Objective: To examine the interacting effects of coping style and type of preparatory informational treatment on cardiac catheterization patient anxiety.
Design: Pretest-posttest randomized control group design.
Setting: Canadian, university-affiliated, large urban hospital.
Subjects: 145 adult patients (107 men and 38 women) scheduled for their first cardiac catheterization. Age range was from 34 to 78 years. Mean educational level was 10.72 years.
Outcome Measures: Subject's coping style (monitoring [information seeking] or blunting [information avoiding]) was assessed by means of Miller's Behavioral Style Scale. Subject's anxiety was assessed by means of Speilberger's A-Trait and A-State Inventory.
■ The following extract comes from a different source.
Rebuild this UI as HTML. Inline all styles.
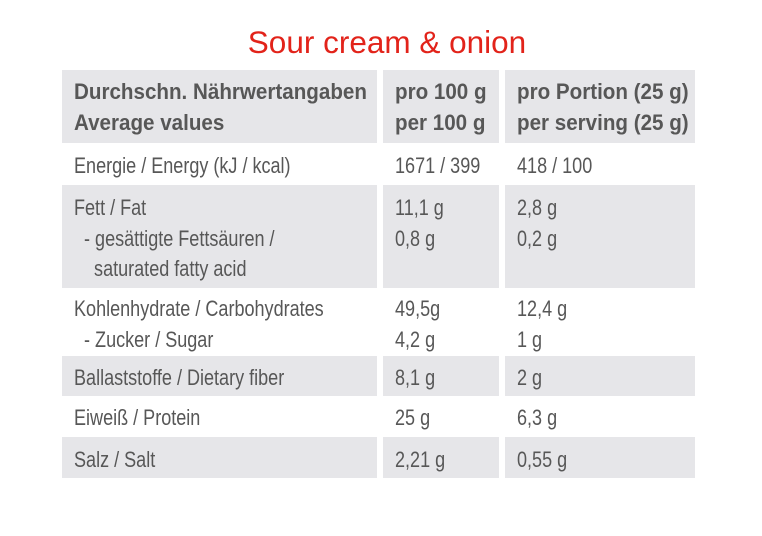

Intervention: After coping style assessment, monitors and blunters were randomly assigned to receive one of three preparatory informational treatments: (1) videotaped procedural modeling information; (2) videotaped procedural-sensory modeling information; and (3) procedural-sensory information booklet.
Results: Subjects' anxiety was assessed before and after intervention (Time 1 and Time 2) and before and after catheterization (Time 3 and Time 4). Analysis of variance techniques applied to the anxiety data largely confirmed the hypothesized interaction between subjects' coping style and type of preparatory informational treatment. Monitors who received the procedural-sensory modeling video treatment and blunters who received the procedural modeling video treatment reported significant reductions in A-state anxiety at Time 2 and maintained that decrease at Time 3. In contrast, monitors and blunters who received the other preparatory informational treatments reported a significant increase in A-state anxiety or a nonsignificant change in A-state anxiety at Time 2 and Time 3. At Time 4 monitors and blunters in each of the treatment groups reported a significant decrease in A-state anxiety.
Conclusions: Two unexpected findings emerged from the study: (1) female monitors and blunters reported significantly higher A-state anxiety levels than their male counter-parts at preintervention, and (2) significant differences were observed among the preintervention A-state anxiety means of male monitors in the three preparatory treatment groups. These findings limit the conclusions that can be drawn from the study but provide direction for future research in the preparatory area.